Od początku meczu wystąpił jeden z zawodników testowanych, którym jest Mateusz Gleń. Niespełna 20-letni pomocnik rundę jesienną tego sezonu spędził w II-ligowym Zagłębiu Sosnowiec, gdzie rozegrał 12 ligowych spotkań, a w dwóch z nich grał od pierwszego gwizdka sędziego (387 minut na boisku). Od 60. minuty do bramki wszedł natomiast Tomasz Strąk, jesienią grający w V-ligowej Niwce Sosnowiec. Niespełna 21-letni golkiper podczas rundy jesiennej dwukrotnie strzegł bramki klubu z Sosnowca (180 minut na boisku). Obaj zawodnicy są bliscy podpisania kontraktów z Sołą.
Początek spotkania należał do agresywnie grającego Górnika, który szybciej wskoczył na wysokie obroty. W 8. minucie zawodnik miejscowych przymierzył obok słupka, a cztery minuty później potężna bomba z około 25 metrów zatrzymała się na poprzeczce bramki strzeżonej przez Kamila Talagę.
Paradoksalnie jako pierwsi bramkę zdobyli jednak Solarze. Łukasz Ząbek dośrodkował z rzutu rożnego, gdzie w zamieszaniu podbramkowym odnalazł się Rafał Skrzypek i przytomnym strzałem z kilku metrów trafił do siatki.
Po półgodzinie gry goście powinni prowadzić 2:0. Wojciech Jamróz prostopadłym podaniem wypuścił w bój z bramkarzem Adama Janeczkę, jednak jego próba lobowania golkipera zakończyła się niepowodzeniem.
Nie ma jednak tego złego, co by na dobre nie wyszło, bo cztery minuty później Sebastian Stemplewski bez przyjęcia zagrał do Jakuba Snadnego, który zostawił defensorów w tyle i z chirurgiczną precyzją przymierzył w długi róg bramki. W 38. minucie dobić swoich byłych kolegów z zespołu mógł Paweł Cygnar. Piłka po jego strzale z rzutu wolnego padła jednak łupem bramkarza.

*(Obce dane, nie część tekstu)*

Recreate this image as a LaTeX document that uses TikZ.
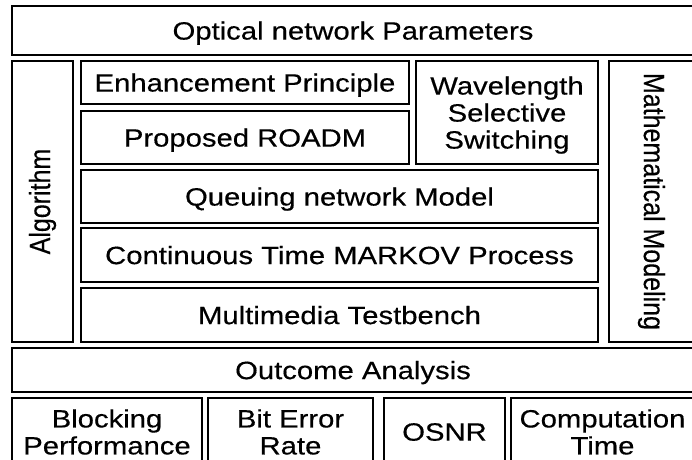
\documentclass[tikz,border=0pt]{standalone}
\usepackage{fontspec}
\setmainfont{Liberation Sans}[FakeStretch=1.17, FakeBold=0.4]
\newfontfamily\sidefont{Liberation Sans}[FakeBold=0.4]

\begin{document}
\begin{tikzpicture}[
    x=1pt, y=-1pt,
    box/.style={rectangle, draw=black, line width=2pt, anchor=north west,
                outer sep=0pt, inner sep=0pt, align=center,
                font=\fontsize{25}{27}\selectfont},
    solo/.style={text depth=0pt},
  ]
    \useasboundingbox (0,0) rectangle (692,459);
    \clip (0,0) rectangle (692,459);

    % Header
    \node[box, solo, minimum width=682, minimum height=49] (param) at (12,6) {Optical network Parameters};
    % Side columns
    \node[box, minimum width=61, minimum height=281] (algo) at (12,61)
        {\rotatebox{90}{\scalebox{1}[1.17]{\sidefont Algorithm}}};
    \node[box, minimum width=85, minimum height=281] (math) at (609,61)
        {\rotatebox{-90}{\scalebox{1}[1.17]{\sidefont Mathematical Modeling}}};
    % Core stack
    \node[box, solo, minimum width=328, minimum height=43] (enh) at (81,61) {Enhancement Principle};
    \node[box, solo, minimum width=328, minimum height=53] (roadm) at (81,111) {Proposed ROADM};
    \node[box, solo, minimum width=182, minimum height=103] (wss) at (416,61) {Wavelength\\Selective\\Switching};
    \node[box, solo, minimum width=517, minimum height=53] (queue) at (81,170) {Queuing network Model};
    \node[box, solo, minimum width=517, minimum height=54] (markov) at (81,228) {Continuous Time MARKOV Process};
    \node[box, solo, minimum width=517, minimum height=54] (media) at (81,288) {Multimedia Testbench};
    % Outcome
    \node[box, solo, minimum width=682, minimum height=44] (outcome) at (12,348) {Outcome Analysis};
    % Metrics
    \node[box, minimum width=190, minimum height=68] (block) at (12,398) {Blocking\\Performance};
    \node[box, minimum width=165, minimum height=68] (ber) at (208,398) {Bit Error\\Rate};
    \node[box, minimum width=121, minimum height=68] (osnr) at (384,398) {OSNR};
    \node[box, minimum width=183, minimum height=68] (comp) at (511,398) {Computation\\Time};
  \end{tikzpicture}
\end{document}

W przerwie meczu trener Górnika miał duże pretensje do swoich podopiecznych, o między innymi zbyt bierną postawę w defensywie. Reprymenda podziałała, bo ekipa z Wesołej zwarła szyki i szybko zabrała się do odrabiania strat. W 52. minucie Michał Haftkowski zwiódł na prawej stronie Sebastiana Domańskiego i uderzeniem długi róg, po rykoszecie zaskoczył Daniela Kotyzę.
Górnik nabrał wiatru w żagle i dążył do wyrównania. W 64. minucie Tomasz Strąk najpierw instynktowną interwencją uratował oświęcimian od utraty bramki, ale chwilę później minął się z piłką przy dośrodkowaniu. Solarze mieli jednak sporo szczęścia, bo gracz zespołu ze Śląska zmarnował świetną okazję.
Biało-czerwoni z Oświęcimia także mieli jednak swoje okazje, bo w 67. minucie wyszli z błyskawiczną kontrą, w której dwa podania wystarczyły do tego, aby Adam Janeczko znalazł się sam przed golkiperem. Tą rywalizację wygrał jednak bramkarz Górnika.
W grze Soły było widać pewną poprawę, kilka akcji na jeden kontakt mogło się podobać, ale nie zabrakło także niedokładności oraz niezrozumienia w defensywie, kiedy po dośrodkowaniu w 72. minucie zawiodła komunikacja i niepilnowany piłkarz zespołu z III ligi, strzałem głową doprowadził do wyrównania.
Kolejny sparing Soła rozegra 14 lutego (środa), o godzinie 17:30. Oświęcimianie zmierzą się w Częstochowie z miejscową Skrą.